Sometimes the soul works with mom, and sometimes with both parents, to decide what is best for all involved, and having healthy options to vacate is much better than a scenario where something more drastic or dangerous must happen to achieve the desired result to not be born at a certain time, or in a certain way.
 
Sometimes we need to consider that we ourselves may have attempted to be born before we actually were, and that the situation that we would have otherwise been born into may not have been the best for us. Sometimes we need to see that if your mother experienced a miscarriage before you were born, or decided, for any reason, that the pregnancy wasn’t desired or good, that that was more than likely you and her practicing for your actual birth. Sometimes we need to open to the idea that a soul will always persevere in one way or another, and that the highest potential for all involved is the ultimate intention.
 
Sometimes we need to learn that if our soul wasn’t born in the body we’re currently inhabiting, our soul would be here in a different body, through a different set of circumstances. Sometimes we need to realize that our soul’s choice to be here isn’t affected by any singular decision to terminate, for any reason, at any time. Sometimes we need to understand that any soul does not take personally any decision made by the parents… a soul doesn’t have the same rigid emotional body that we humans have, so it simply finds another way to come into the world.

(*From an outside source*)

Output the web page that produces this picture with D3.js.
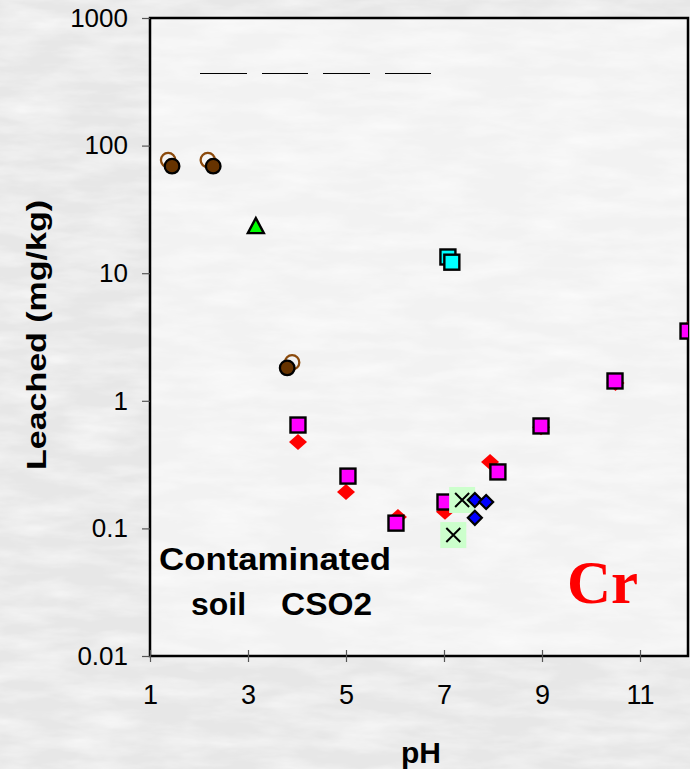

Sometimes people can get triggered when they hear certain words… sometimes certain words have such an energy or belief to them and can sometimes even bring up emotions or trauma like abandonment, rejection, fear, doubt, or hatred.
 
Sometimes people feel like they might not be here, had their parental situation been even slightly different than what it was… and that can sometimes cause tremendous grief, sadness, rage, or judgment of others. Sometimes that can make someone want to take away the rights of others, as a way to satisfy the unsettled feelings or emotions they have.
 
Sometimes… sometimes we need to hold more compassion… a LOT more compassion… for each other. Sometimes we need to put ourselves in other people’s shoes. Sometimes we need to see beyond our own trauma, our own triggers, our own emotions, and see that others have those same issues too, and are simply experiencing them in a different way. Sometimes we need to remember that our dogma should never be forced on someone else or their family.
 
Always… ALWAYS… we must remember to respect each other, and honor spiritual free will and choice.
Sometimes that choice won’t make sense to us. Sometimes it will trigger unresolved issues. Sometimes it will challenge us, and make us uncomfortable. Sometimes it will test faith. Sometimes it will infuriate. Sometimes it will force growth within us, that we didn’t ask for.
 
Sometimes we need to realize that just because we wouldn’t make a certain choice ourselves, that that isn’t the best, or healthy, or necessary choice for someone else. And we need to always honor that choice.